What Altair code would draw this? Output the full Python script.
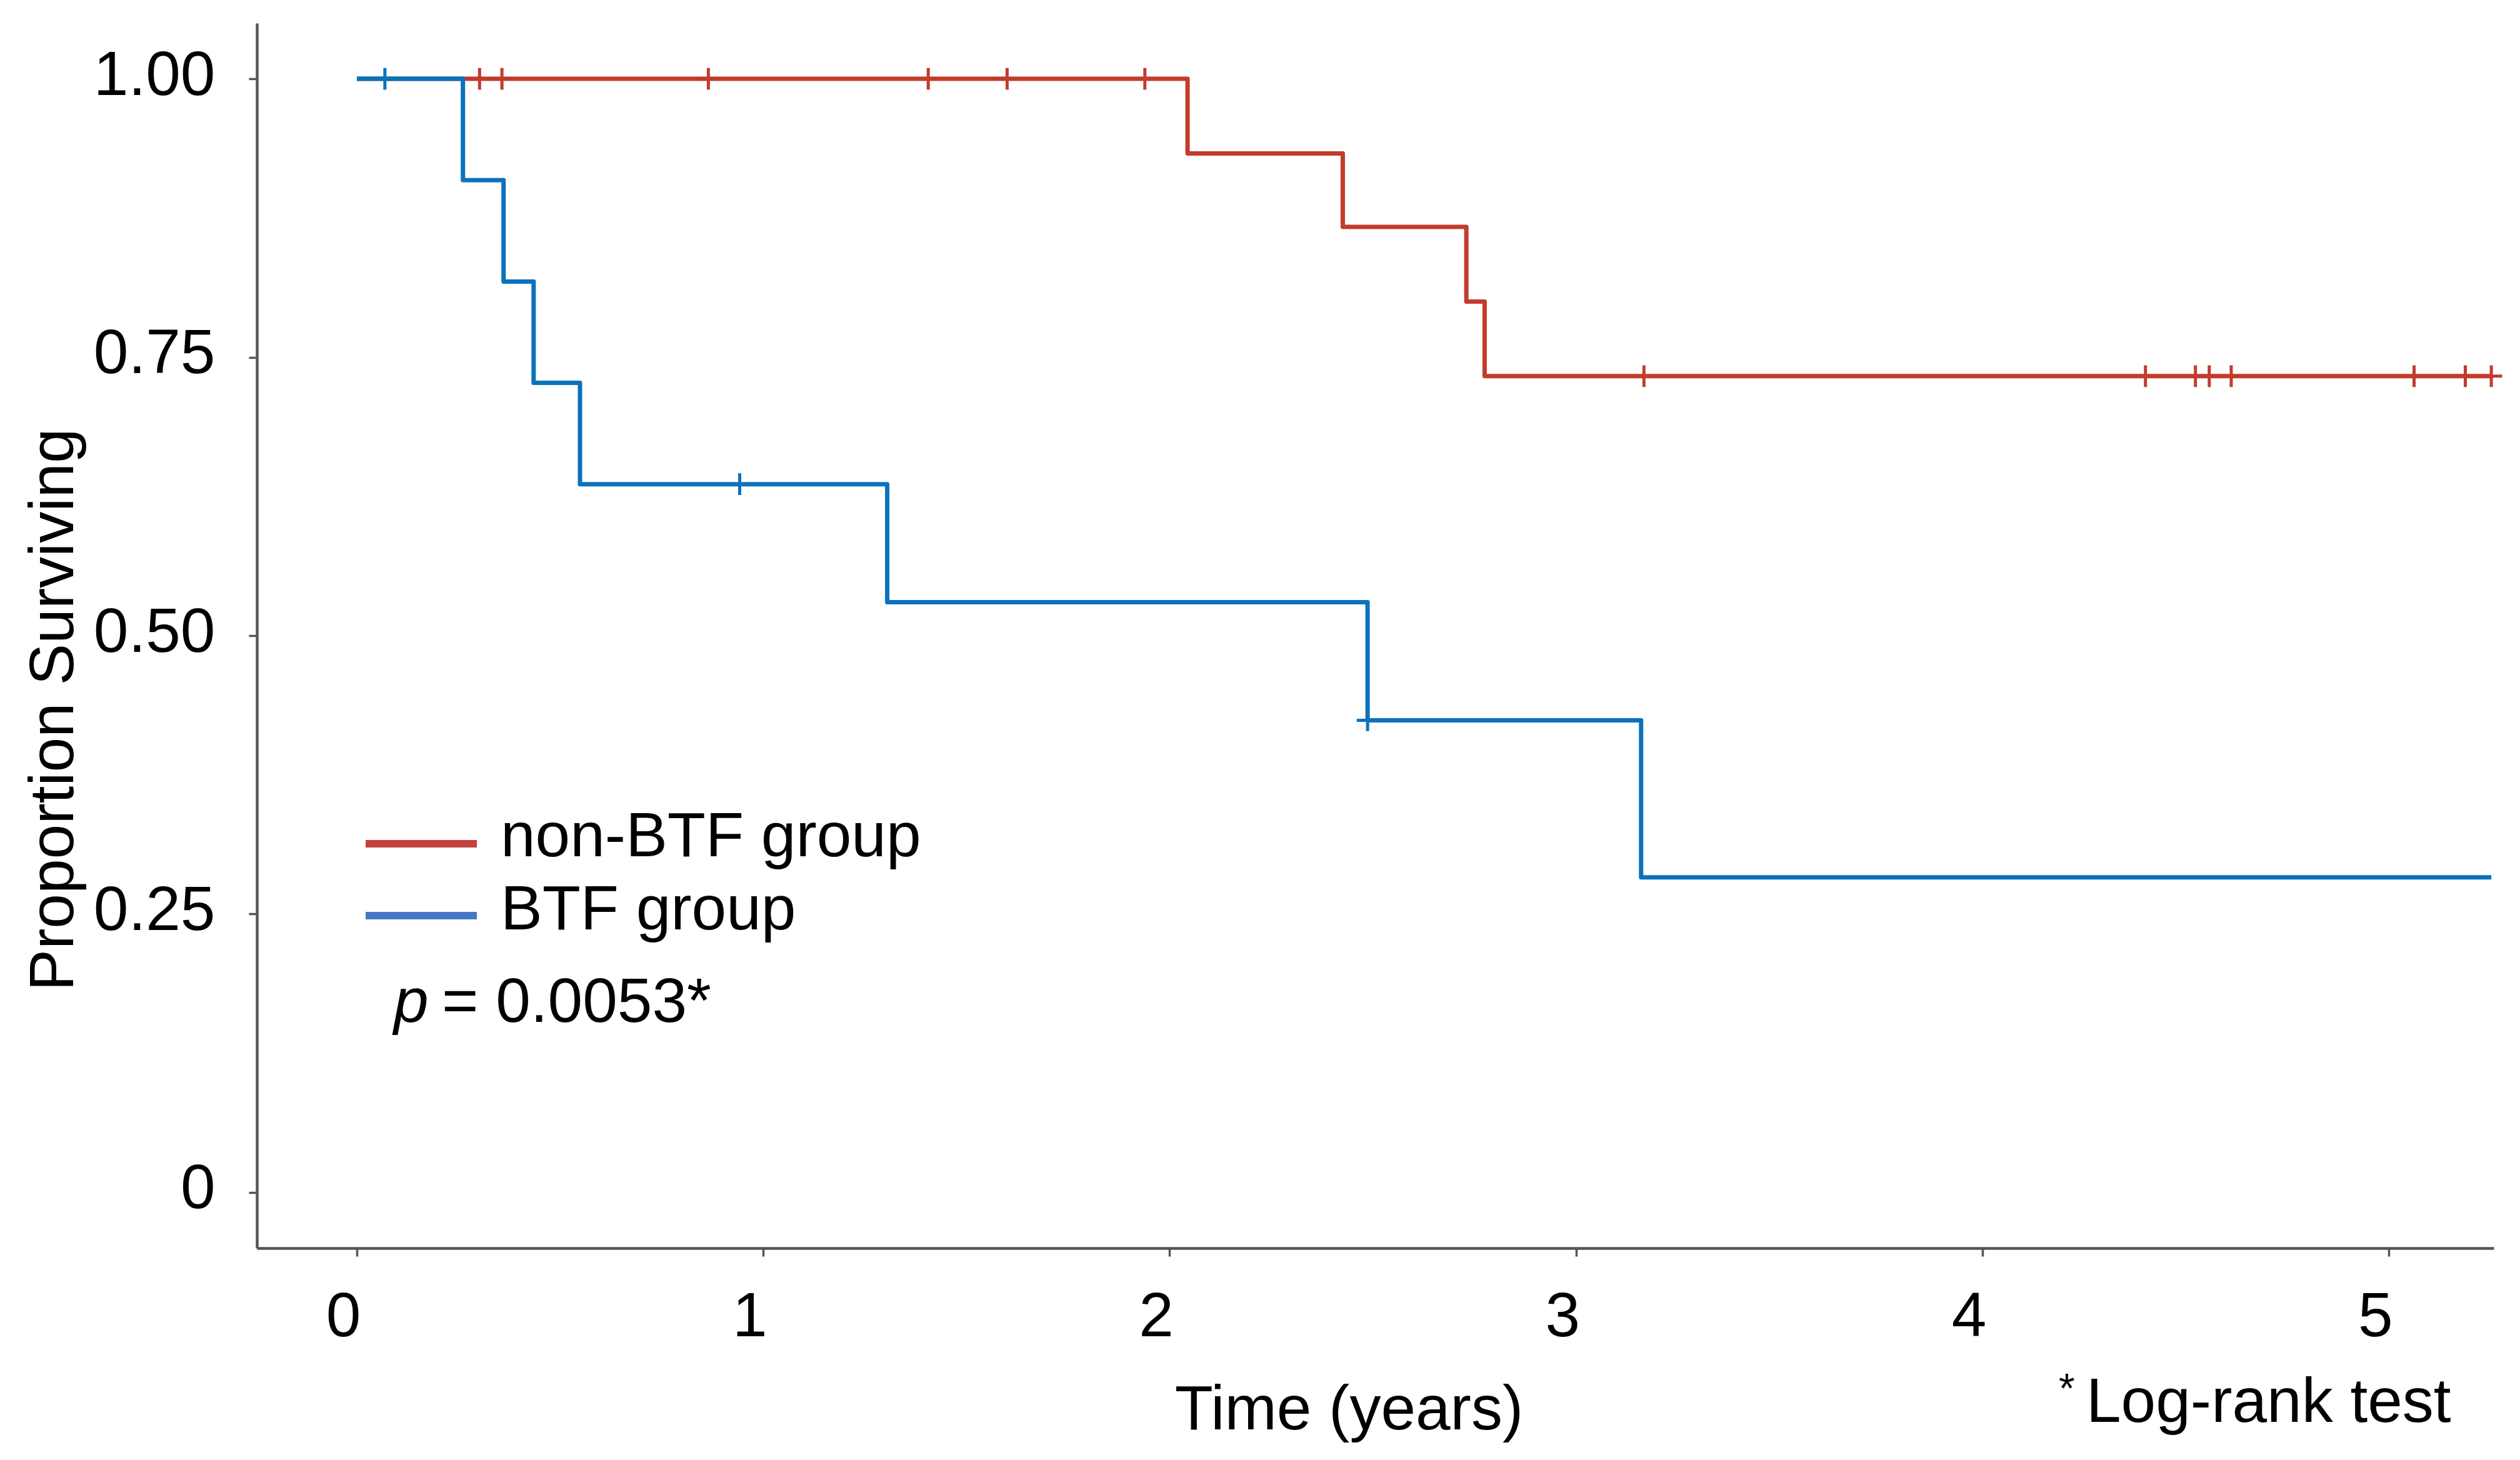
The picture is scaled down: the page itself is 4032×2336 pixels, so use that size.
import altair as alt
import pandas as pd

# ---------------- data ----------------
groups = ["non-BTF group", "BTF group"]
curve_colors = ["#C33B2C", "#0B72BC"]
legend_colors = ["#C24040", "#4677C4"]

# Kaplan-Meier step points (time in years, proportion surviving)
nonbtf_times = [0.0, 2.044, 2.426, 2.730, 2.775, 5.252]
nonbtf_surv = [1.000, 0.933, 0.867, 0.800, 0.733, 0.733]
btf_times = [0.0, 0.261, 0.361, 0.435, 0.549, 1.305, 2.487, 3.160, 5.252]
btf_surv = [1.000, 0.909, 0.818, 0.727, 0.636, 0.530, 0.424, 0.283, 0.283]

# censoring marks (time in years)
nonbtf_censor = [0.302, 0.357, 0.865, 1.406, 1.600, 1.939, 3.167,
                 4.401, 4.524, 4.558, 4.612, 5.062, 5.188, 5.252]
btf_censor = [0.069, 0.942, 2.487]

x_ticks = [0, 1, 2, 3, 4, 5]
y_ticks = [0, 0.25, 0.5, 0.75, 1.0]

p_label = "p"
p_value_text = "= 0.0053*"
footnote_star = "*"
footnote_text = "Log-rank test"

FONT = "Liberation Sans"
FS = 100


def curve_frame(name, times, surv):
    return pd.DataFrame({"group": name, "time": times, "surv": surv})


def surv_at(t, times, surv):
    val = surv[0]
    for ti, si in zip(times, surv):
        if t >= ti - 1e-9:
            val = si
    return val


def censor_frame(name, cens, times, surv):
    return pd.DataFrame({"group": name, "time": cens,
                         "surv": [surv_at(c, times, surv) for c in cens]})


red_curve = curve_frame(groups[0], nonbtf_times, nonbtf_surv)
blue_curve = curve_frame(groups[1], btf_times, btf_surv)
censors = pd.concat([
    censor_frame(groups[0], nonbtf_censor, nonbtf_times, nonbtf_surv),
    censor_frame(groups[1], btf_censor, btf_times, btf_surv),
])

x_scale = alt.Scale(domain=[-0.246, 5.258], nice=False, zero=False)
y_scale = alt.Scale(domain=[-0.05, 1.05], nice=False, zero=False)
color_scale = alt.Scale(domain=groups, range=curve_colors)

x_axis = alt.Axis(values=x_ticks, format="d", title="Time (years)",
                  grid=False, tickSize=13, labelPadding=48, labelOffset=-22,
                  labelLimit=0,
                  titleX=1747, titleY=289, titleAlign="center",
                  titleBaseline="alphabetic")
y_axis = alt.Axis(values=y_ticks,
                  labelExpr="datum.value == 0 ? '0' : format(datum.value, '.2f')",
                  title="Proportion Surviving", grid=False, tickSize=13,
                  labelPadding=54, labelOffset=-5, labelBaseline="middle",
                  labelLimit=0,
                  titleX=-295, titleY=1098, titleAngle=270,
                  titleAlign="center", titleBaseline="alphabetic")

x_enc = alt.X("time:Q", scale=x_scale, axis=x_axis)
y_enc = alt.Y("surv:Q", scale=y_scale, axis=y_axis)
c_enc = alt.Color("group:N", scale=color_scale, legend=None)

line_red = alt.Chart(red_curve).mark_line(
    interpolate="step-after", strokeWidth=7, strokeJoin="round"
).encode(x=x_enc, y=y_enc, color=c_enc)

line_blue = alt.Chart(blue_curve).mark_line(
    interpolate="step-after", strokeWidth=7, strokeJoin="round"
).encode(x="time:Q", y="surv:Q", color=c_enc)

cens = alt.Chart(censors).mark_point(
    shape="M-1,0H1M0,-1V1", filled=False, size=1200, strokeWidth=5, opacity=1
).encode(x="time:Q", y="surv:Q", color=c_enc)

one = pd.DataFrame({"k": [0]})


def txt(text, x, y, size=FS, style="normal", align="left"):
    return alt.Chart(one).mark_text(
        font=FONT, fontSize=size, fontStyle=style, align=align,
        baseline="alphabetic", color="black"
    ).encode(x=alt.value(x), y=alt.value(y), text=alt.value(text))


def leg_line(color, y):
    return alt.Chart(one).mark_rule(strokeWidth=12, color=color).encode(
        x=alt.value(174), x2=alt.value(352), y=alt.value(y))


layers = [
    line_red, line_blue, cens,
    leg_line(legend_colors[0], 1313),
    leg_line(legend_colors[1], 1428),
    txt(groups[0], 390, 1333),
    txt(groups[1], 390, 1450),
    txt(p_label, 219, 1598, style="italic"),
    txt(p_value_text, 296, 1598),
    txt(footnote_star, 2883, 2207, size=66),
    txt(footnote_text, 2927, 2238),
]

chart = alt.layer(*layers).properties(
    width=3579, height=1960,
    autosize=alt.AutoSizeParams(type="none"),
    padding={"left": 403, "top": 29, "right": 30, "bottom": 320},
).configure_view(stroke=None).configure_axis(
    domainColor="#555555", domainWidth=4.5, tickColor="#555555", tickWidth=3.5,
    labelFont=FONT, titleFont=FONT, labelFontSize=FS, titleFontSize=FS,
    labelColor="black", titleColor="black", titleFontWeight="normal",
)

chart.save("out.html", embed_options={"renderer": "svg", "actions": False})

*TASK PROMPT*. Repeat exactly and only the lines from the start of the data above through the line that holds "import pandas as pd", inclusive. Pictures do not belong in the copy.

*RESPONSE BELOW*.
What Altair code would draw this? Output the full Python script.
The picture is scaled down: the page itself is 4032×2336 pixels, so use that size.
import altair as alt
import pandas as pd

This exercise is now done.